UK Data Check
Tomorrow morning, ahead of market open, UK inflation data will provide in the latest meaningful metric for which to adjust GBP forecasts. We have seen inflation data remain stubbornly high in the UK recently, at a time when inflation rates are beginning to falter in other geographies. Tomorrow’s reading may therefore hold the key to understanding whether the UK must stick to its revamped and vigorous hiking cycle or not. With only proxies for inflation itself having been read in recent weeks, price level-influencing rather than price level data itself has been the driver of interest rate expectations and GBP in turn. Most notably, last week’s above-expectation wage inflation reading dragged both interest rate expectations and GBP spot prices higher.
Tomorrow at 7am BST, UK inflation data will be released. Whilst public policy makers, businesses and the public alike may be focussed on the headline figure, many in the market believe the Bank of England will be watching the services inflation figure more closely. Services inflation often exhibits less volatility than goods-related inflation and will be a good indicator of whether survey data has been reliable. Despite wage expectations, recent survey data has been encouraging in the UK, showing that significantly less firms expect price hikes for their services and a fall in the cost of some pricey factors of service provision.

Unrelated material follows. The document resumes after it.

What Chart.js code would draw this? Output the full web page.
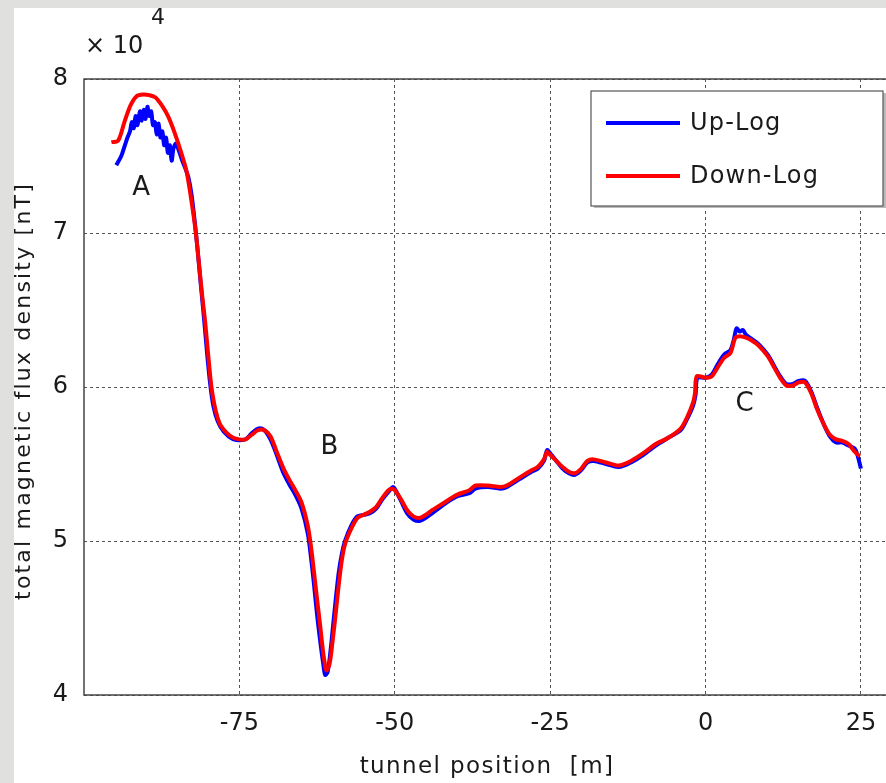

The market’s flirtation with the idea of a 50-basis point hike from the Bank of England in July since the release of wage inflation data last week could therefore be confirmed or denied by tomorrow’s data. GBP will be affected accordingly with rate expectations having been responsible in no small part for the current GBP strength. The headline figure is still expected to hold above 7% but any fall below that figure would have a significant impact upon GBP. If no progress at all is shown on lowering inflation, including the underlying services inflation highlighted above, rate expectations could build further to the benefit of GBP.